Phase read1index read2index bc
0 cagtATG ATGGACT CAGTAGAATGGACT
1 TcagtAT GCTAGCa TCAGTAGGCTAGCA
2 GGcagtA TGACTat GGCAGTATGACTAT
3 ACTcagt CGGTatc ACTCAGTCGGTATC
4 TAACcag GTAatcc TAACCAGGTAATCC
5 CAGTCca AAatccA CAGTCCAAAATCCT
6 ATCGATc CatccAC ATCGATCCATCCTA
7 GCAAGTC atccACG GCAAGTCATCCTAC

Only the gene-specific regions (bold) have changed — index and spacer sequences remain identical.

Mixed Base Characters

Avoid mixed base characters such as W or N in the first three positions of your gene-specific primer. If such bases are present, you must include extra entries in the indexfordemux.txt table — one for each possible base (e.g., for W, one entry with A and one with T). Each affected sample should appear twice in the samplesheet, and the output files will need to be merged downstream.
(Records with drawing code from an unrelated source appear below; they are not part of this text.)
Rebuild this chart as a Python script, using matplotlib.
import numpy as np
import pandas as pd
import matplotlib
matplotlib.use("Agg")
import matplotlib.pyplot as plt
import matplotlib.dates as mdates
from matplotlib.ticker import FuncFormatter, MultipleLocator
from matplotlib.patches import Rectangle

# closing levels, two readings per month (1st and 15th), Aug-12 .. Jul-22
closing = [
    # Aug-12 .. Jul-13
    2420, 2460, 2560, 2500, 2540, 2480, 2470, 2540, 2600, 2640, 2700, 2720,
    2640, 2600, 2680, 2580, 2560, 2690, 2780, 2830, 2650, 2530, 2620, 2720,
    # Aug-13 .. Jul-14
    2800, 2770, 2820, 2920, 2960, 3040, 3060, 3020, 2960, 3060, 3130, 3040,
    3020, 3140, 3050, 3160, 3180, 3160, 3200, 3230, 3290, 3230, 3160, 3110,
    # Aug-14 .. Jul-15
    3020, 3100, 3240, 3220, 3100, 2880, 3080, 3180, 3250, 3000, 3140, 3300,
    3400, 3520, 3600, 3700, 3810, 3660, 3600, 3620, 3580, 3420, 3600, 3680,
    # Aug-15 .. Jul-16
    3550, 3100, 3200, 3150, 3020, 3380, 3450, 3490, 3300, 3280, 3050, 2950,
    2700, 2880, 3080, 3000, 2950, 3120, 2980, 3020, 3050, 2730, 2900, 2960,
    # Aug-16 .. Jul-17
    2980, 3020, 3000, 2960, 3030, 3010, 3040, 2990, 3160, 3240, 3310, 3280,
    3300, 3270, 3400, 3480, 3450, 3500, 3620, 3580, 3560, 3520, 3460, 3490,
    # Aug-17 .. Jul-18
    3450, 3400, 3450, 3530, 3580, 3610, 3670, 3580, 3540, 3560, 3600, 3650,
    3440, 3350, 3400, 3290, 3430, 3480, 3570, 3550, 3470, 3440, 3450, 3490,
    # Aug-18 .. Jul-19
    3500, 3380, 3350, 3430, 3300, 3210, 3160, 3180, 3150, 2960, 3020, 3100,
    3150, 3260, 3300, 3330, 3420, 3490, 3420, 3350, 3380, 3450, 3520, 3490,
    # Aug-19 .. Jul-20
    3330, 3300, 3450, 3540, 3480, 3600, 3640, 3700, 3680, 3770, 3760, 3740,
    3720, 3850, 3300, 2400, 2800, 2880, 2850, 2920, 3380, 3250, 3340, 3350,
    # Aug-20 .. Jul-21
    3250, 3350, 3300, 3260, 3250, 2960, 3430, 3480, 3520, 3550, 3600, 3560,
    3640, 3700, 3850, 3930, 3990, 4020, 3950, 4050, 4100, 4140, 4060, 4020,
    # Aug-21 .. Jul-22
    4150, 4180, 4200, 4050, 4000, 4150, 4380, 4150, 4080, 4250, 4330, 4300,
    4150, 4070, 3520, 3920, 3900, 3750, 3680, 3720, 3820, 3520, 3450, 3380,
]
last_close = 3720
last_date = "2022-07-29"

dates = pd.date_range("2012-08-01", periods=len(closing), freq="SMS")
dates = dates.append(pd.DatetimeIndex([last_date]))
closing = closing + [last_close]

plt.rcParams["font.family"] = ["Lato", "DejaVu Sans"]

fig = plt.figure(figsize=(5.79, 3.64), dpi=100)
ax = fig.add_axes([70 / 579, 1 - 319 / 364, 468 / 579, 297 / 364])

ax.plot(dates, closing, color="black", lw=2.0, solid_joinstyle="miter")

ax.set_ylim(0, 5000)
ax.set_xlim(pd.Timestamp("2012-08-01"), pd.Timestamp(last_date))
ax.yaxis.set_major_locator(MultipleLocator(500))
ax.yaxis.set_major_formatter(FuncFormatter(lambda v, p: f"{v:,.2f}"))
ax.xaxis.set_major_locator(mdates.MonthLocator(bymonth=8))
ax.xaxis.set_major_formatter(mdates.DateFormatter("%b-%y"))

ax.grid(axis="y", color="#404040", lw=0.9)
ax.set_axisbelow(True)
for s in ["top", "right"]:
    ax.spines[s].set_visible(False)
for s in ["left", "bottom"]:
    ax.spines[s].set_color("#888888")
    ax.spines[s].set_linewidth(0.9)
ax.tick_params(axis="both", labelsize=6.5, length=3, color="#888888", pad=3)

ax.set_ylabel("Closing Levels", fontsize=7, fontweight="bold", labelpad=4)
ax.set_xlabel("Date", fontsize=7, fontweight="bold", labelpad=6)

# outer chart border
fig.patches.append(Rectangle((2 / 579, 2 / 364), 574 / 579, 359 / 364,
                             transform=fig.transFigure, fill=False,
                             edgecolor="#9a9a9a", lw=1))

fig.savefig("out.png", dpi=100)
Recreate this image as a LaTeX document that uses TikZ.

Updating Length Parameters

If your custom primers change the index or primer lengths, update config.yaml:

Parameter Description Default
lenR1index Longest read 1 index length 7
lenR2index Longest read 2 index length 7
lenR1primer Gene-specific primer + spacer length (read 1) 23
lenR2primer Gene-specific primer + spacer length (read 2) 24

Note

For all pre-built 16S index sets (V1–V2 through V7–V9), the default length values are correct and do not need to be changed.